Creative Cloud accounted for over 60% of the company's total revenue in fiscal 2021. The company has projected the target addressable market for Creative Cloud to be $63 billion by 2024.

Adobe Document Cloud, also a part of the Digital Media business, includes several products that allow users (enterprises, teams, and individuals) to create, manipulate, sign, and track Adobe PDF files across desktops and mobile devices. Document Cloud is expected to target an addressable market worth $32 billion by 2024.

Adobe Experience Cloud accounted for 24% of the company's total fiscal 2021 revenue. It encompasses a range of analytics, marketing, and IT solutions that enable businesses to make optimal data-driven decisions. With a projected total addressable market of $110 billion by 2024, this business has the potential to be a major growth driver for the company in the coming years.
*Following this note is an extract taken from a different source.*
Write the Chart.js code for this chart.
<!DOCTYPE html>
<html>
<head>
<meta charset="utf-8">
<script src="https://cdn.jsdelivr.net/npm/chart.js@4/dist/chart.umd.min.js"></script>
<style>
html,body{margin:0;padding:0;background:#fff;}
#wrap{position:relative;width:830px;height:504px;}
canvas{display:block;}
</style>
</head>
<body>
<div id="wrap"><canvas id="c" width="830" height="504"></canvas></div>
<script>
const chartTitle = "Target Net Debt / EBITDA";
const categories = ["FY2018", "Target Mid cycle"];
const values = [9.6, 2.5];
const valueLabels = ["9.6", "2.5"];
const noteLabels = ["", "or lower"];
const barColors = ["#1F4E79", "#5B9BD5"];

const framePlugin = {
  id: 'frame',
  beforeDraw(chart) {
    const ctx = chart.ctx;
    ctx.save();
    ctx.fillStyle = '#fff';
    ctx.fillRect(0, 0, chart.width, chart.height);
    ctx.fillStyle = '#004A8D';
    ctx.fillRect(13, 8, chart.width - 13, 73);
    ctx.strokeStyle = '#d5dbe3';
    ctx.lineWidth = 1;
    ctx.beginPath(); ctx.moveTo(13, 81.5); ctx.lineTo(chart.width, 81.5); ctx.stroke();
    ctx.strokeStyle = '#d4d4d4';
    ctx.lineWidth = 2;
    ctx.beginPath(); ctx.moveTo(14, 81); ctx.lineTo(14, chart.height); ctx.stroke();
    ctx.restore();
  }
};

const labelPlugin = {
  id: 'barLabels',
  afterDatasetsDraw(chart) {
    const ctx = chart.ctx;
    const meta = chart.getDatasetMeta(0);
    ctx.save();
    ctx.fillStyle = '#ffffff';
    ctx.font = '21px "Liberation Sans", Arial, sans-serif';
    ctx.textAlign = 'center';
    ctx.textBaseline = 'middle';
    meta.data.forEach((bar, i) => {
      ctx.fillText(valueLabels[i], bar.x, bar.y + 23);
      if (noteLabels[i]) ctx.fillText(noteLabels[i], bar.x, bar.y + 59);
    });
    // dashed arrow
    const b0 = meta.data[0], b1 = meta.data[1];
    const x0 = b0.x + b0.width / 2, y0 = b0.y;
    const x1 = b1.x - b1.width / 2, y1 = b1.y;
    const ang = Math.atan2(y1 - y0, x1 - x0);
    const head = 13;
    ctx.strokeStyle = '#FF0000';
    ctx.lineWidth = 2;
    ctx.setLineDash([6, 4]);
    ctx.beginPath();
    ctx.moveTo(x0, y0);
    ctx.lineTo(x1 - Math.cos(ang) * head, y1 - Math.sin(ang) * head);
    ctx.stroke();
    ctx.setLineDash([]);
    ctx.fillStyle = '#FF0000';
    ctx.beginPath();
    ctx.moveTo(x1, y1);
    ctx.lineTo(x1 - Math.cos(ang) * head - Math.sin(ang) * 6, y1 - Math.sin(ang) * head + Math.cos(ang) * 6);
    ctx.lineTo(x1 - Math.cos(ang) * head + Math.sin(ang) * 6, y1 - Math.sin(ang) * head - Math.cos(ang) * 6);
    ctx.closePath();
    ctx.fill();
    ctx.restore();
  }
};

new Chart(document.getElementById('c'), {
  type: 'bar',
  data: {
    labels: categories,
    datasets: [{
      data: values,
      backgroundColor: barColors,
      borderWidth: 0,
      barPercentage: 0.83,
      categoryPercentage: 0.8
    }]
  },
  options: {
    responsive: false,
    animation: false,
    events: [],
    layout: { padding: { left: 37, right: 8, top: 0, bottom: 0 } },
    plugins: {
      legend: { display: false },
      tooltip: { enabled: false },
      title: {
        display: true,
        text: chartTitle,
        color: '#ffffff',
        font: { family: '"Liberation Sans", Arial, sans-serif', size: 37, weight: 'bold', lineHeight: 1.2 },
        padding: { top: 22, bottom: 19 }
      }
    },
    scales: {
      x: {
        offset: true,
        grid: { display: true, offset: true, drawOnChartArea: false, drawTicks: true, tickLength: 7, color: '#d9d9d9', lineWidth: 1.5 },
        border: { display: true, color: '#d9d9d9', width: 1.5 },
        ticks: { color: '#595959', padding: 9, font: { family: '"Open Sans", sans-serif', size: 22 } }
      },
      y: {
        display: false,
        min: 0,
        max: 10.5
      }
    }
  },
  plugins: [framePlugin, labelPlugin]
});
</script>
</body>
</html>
Adobe has been consistently reporting robust financial performance for the past few years. The company's revenue grew annually at a compound average growth rate of 21.3% from $7.3 billion in 2017 to $15.8 billion in 2021. Adobe's net income margin has also expanded from 23.2% to 30.6% in the same time frame. The company has a robust balance sheet with cash of $5.8 billion and total debt of $4.7 billion.

ADBE PE Ratio (Forward) Chart

ADBE PE Ratio (Forward) data by YCharts

Adobe is currently trading at 32 times forward earnings, which is quite reasonable compared to its valuation levels in the past year. Despite its strong and consistent revenue and margin performance in the past few years, the company is also not trading at a significant premium to most of its key competitors. Hence, the company appears capable of living up to investors' expectations in the long run.

2. Broadcom

Broadcom's share price is down by 10% so far this year (as of March 16), despite the company posting stellar earnings results for the first quarter of fiscal 2022 (ending Jan. 30). Revenue was up 16% year over year to $7.7 billion, while net income soared by 79.4% year over year to $2.5 billion. The company's semiconductor solutions segment reported a 76% year-over-year rise in revenue to $5.9 billion and accounted for 76.6% of the company's total revenue.
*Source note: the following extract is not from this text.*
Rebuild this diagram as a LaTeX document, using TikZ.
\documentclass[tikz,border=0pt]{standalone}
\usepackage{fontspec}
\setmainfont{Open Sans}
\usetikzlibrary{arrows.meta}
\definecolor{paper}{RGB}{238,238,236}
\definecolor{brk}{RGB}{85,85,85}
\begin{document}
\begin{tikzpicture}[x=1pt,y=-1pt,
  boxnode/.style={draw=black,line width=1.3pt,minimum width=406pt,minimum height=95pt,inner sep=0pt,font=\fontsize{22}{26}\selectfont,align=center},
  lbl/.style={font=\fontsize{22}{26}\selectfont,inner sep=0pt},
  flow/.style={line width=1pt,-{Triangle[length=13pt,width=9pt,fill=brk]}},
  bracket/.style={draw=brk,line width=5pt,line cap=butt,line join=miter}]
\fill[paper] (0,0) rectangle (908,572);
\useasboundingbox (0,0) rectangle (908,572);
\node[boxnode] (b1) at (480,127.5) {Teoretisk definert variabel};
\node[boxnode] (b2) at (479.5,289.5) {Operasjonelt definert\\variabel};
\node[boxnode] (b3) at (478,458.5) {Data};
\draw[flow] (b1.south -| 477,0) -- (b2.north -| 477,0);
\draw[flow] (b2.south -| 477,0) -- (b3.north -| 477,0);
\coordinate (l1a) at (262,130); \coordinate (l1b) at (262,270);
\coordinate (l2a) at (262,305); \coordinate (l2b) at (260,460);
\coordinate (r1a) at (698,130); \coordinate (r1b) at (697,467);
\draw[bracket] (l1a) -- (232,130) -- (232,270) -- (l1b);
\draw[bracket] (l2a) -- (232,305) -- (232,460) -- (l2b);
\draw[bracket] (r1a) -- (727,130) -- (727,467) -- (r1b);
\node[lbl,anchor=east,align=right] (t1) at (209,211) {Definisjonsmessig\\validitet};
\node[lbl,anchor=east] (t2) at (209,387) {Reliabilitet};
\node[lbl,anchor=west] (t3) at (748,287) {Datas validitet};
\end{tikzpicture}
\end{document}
The revenue growth was driven mainly by a recovery in enterprise IT spending, hyperscalers (companies in the business of offering public cloud, networking, and internet services to organizations at scale) upgrading their data centers, and telecom operators investing in the 5G upgrade cycle. The company is guiding for revenue of $7.9 billion and adjusted earnings before interest, taxes, depreciation, and amortization (EBITDA) of around 62.5% of projected revenue in the second quarter.

Broadcom is witnessing robust long-term tailwinds across most of its business segments. The company's networking solutions (Jericho and Trident switches) continue to be in high demand as hyperscalers and telecommunication players are increasingly upgrading to 200-gigabyte and 400-gigabyte Ethernet as a backbone network. Broadcom is a leading supplier of Wi-Fi 6 and 6E chips for routers, mobile devices, and enterprise access points.

The company is also investing heavily in the next upgrade of a wireless networking standard, Wi-Fi 7. Broadcom's wireless solutions business (radiofrequency and wireless chips) will continue to benefit from the 5G upgrade cycle as well as increasing silicon content in these next-generation devices. Finally, enterprises are also increasingly upgrading their computer servers, which is driving demand for Broadcom's next-generation storage connectivity solutions.

Broadcom paid $1.8 billion in cash dividends and repurchased $2.7 billion worth of common stock in the first quarter. The company has an impressive track record of returning value to shareholders.

Against the backdrop of multiple growth drivers and solid financials, coupled with the ongoing semiconductor shortages, analysts expect Broadcom's revenues to grow by 27.2% year-over-year in the second quarter and by 14.7% annually in the next five years.